Debt-choked cable company Telewest Communications is planning to cut a further 1,000 jobs and reduce capital spending by a third as part of its restructuring, according to the Financial Times.
The report comes just after Telewest began talks with creditors on cost cuts and debt restructuring which analysts believe could pave the way for a long-awaited merger with UK rival NTL.
The UK-based company - due to seek shareholder approval today for the sale of its 17 per cent stake in SMG, the Glasgow-based media group - is accelerating cost-cutting efforts ahead of a large debt-for-equity swap, the FT says.
It is understood Telewest has exchanged "term sheets" with bondholders owed 3.6 billion pounds, outlining initial debt restructuring proposals, the FT reported.
Commenting on the FT report, a Telewest spokeswoman said: "We currently have no plans for any more job cuts other than those we've talked about."

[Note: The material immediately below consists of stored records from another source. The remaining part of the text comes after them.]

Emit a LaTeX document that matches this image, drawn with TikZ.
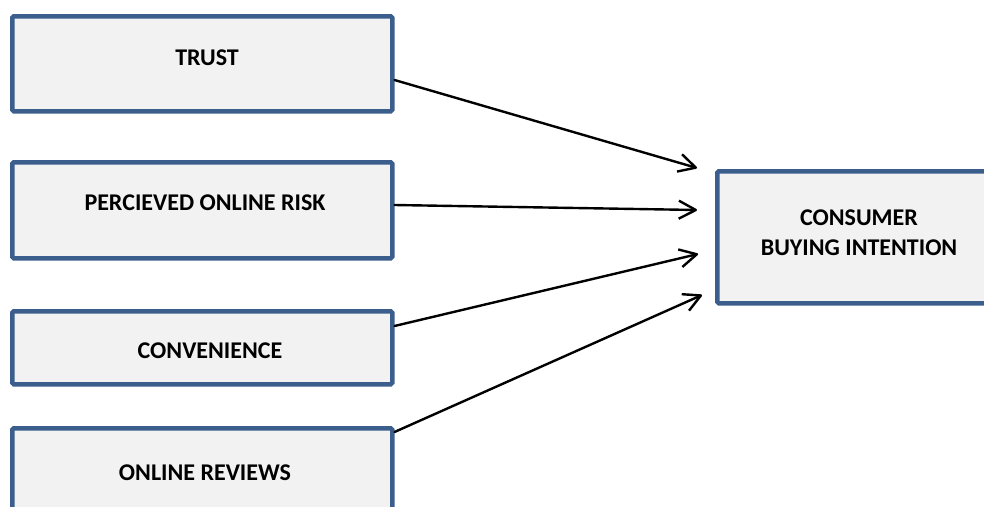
\documentclass[tikz,border=0pt]{standalone}
\usepackage{fontspec}
\setmainfont{Carlito}
\usetikzlibrary{arrows.meta}
\definecolor{boxborder}{HTML}{3B5E8C}
\definecolor{boxfill}{HTML}{F2F2F2}
\begin{document}
\begin{tikzpicture}[x=1pt,y=-1pt,
  box/.style={draw=boxborder, fill=boxfill, line width=4.5pt, rounded corners=1.5pt, inner sep=0pt, anchor=north west},
  lbl/.style={font=\fontsize{24}{30}\selectfont\bfseries, inner sep=0pt, anchor=base},
  conn/.style={line width=2.4pt, line cap=round, -{Straight Barb[length=17pt,width=18pt,line join=round]}}]
\useasboundingbox (0,0) rectangle (984,506);
\clip (0,0) rectangle (984,506);
% boxes
\node[box, minimum width=380pt, minimum height=95pt]  (trustbox) at (10,14) {};
\node[box, minimum width=380pt, minimum height=96pt]  (riskbox)  at (10,160) {};
\node[box, minimum width=380pt, minimum height=73pt]  (convbox)  at (10,309) {};
\node[box, minimum width=380pt, minimum height=114pt] (revbox)   at (10,426) {};
\node[box, minimum width=285pt, minimum height=132pt] (cbibox)   at (715,169) {};
% labels
\node[lbl] (trust) at (207,65)  {TRUST};
\node[lbl] (risk)  at (205,210) {PERCIEVED ONLINE RISK};
\node[lbl] (conv)  at (210,358) {CONVENIENCE};
\node[lbl] (rev)   at (205,480) {ONLINE REVIEWS};
\node[lbl] (cbi1)  at (859,225) {CONSUMER};
\node[lbl] (cbi2)  at (859,255) {BUYING INTENTION};
% arrow ends
\coordinate (in1) at (697,168);
\coordinate (in2) at (697,210);
\coordinate (in3) at (698,254);
\coordinate (in4) at (702,295);
% connectors
\draw[conn] (trustbox.east |- 0,80)  -- (in1);
\draw[conn] (riskbox.east |- 0,205)  -- (in2);
\draw[conn] (convbox.east |- 0,326)  -- (in3);
\draw[conn] (revbox.east |- 0,432)   -- (in4);
\end{tikzpicture}
\end{document}
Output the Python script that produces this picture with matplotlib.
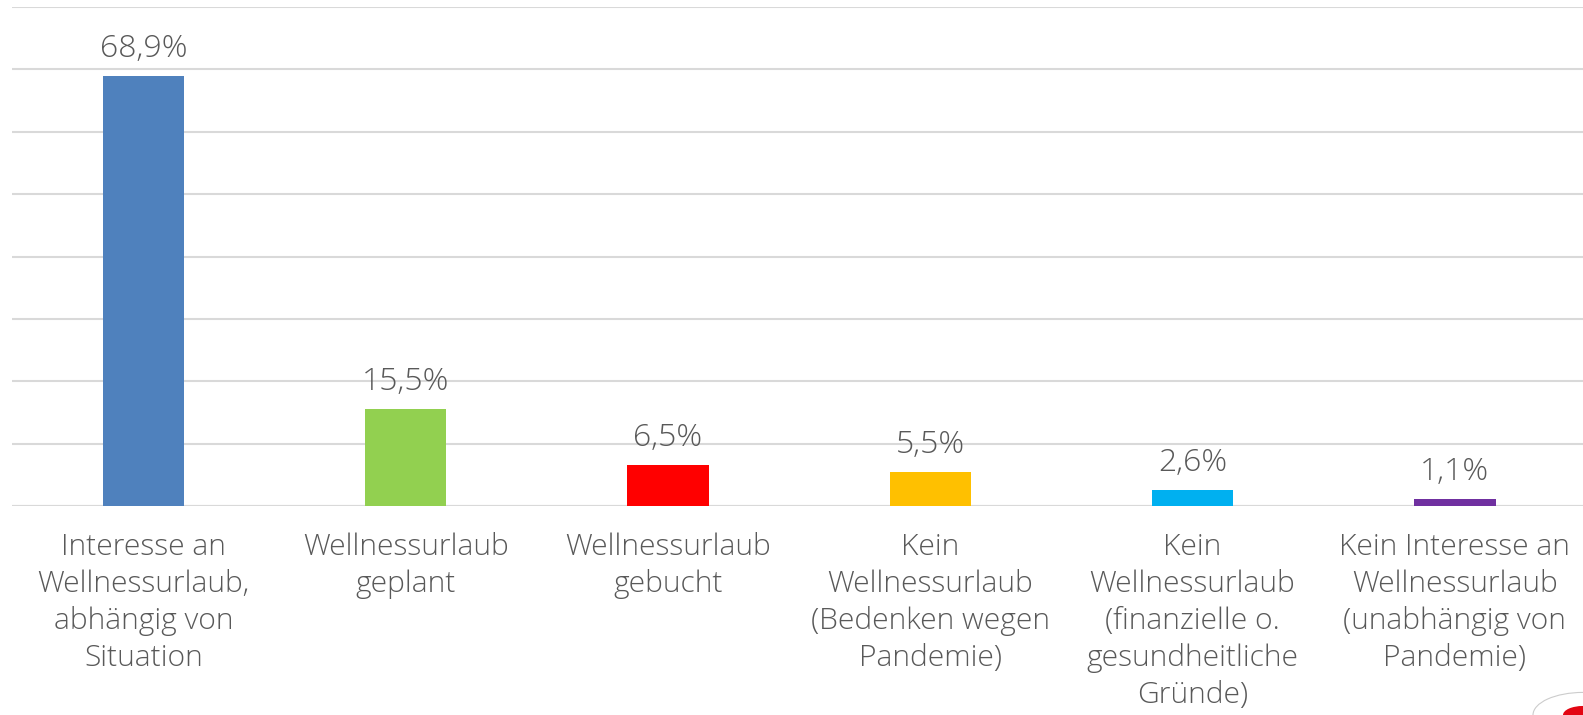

Earlier this year, Telewest announced 1,500 job cuts aimed at reducing annual expenditure from 600 million pounds to 450 million pounds.
According to the FT, the 1,000 extra job cuts are likely to go by the end of next year, reducing the work force to about 8,000, and capital expenditure will fall to about 300 million, the newspaper said.
Among other measures, a third of Telewest's top 60 managers have been offered redundancy terms, while the number of customer service centres - handling its 1.3m subscribers - is likely to fall from eight to five, the newspaper reported.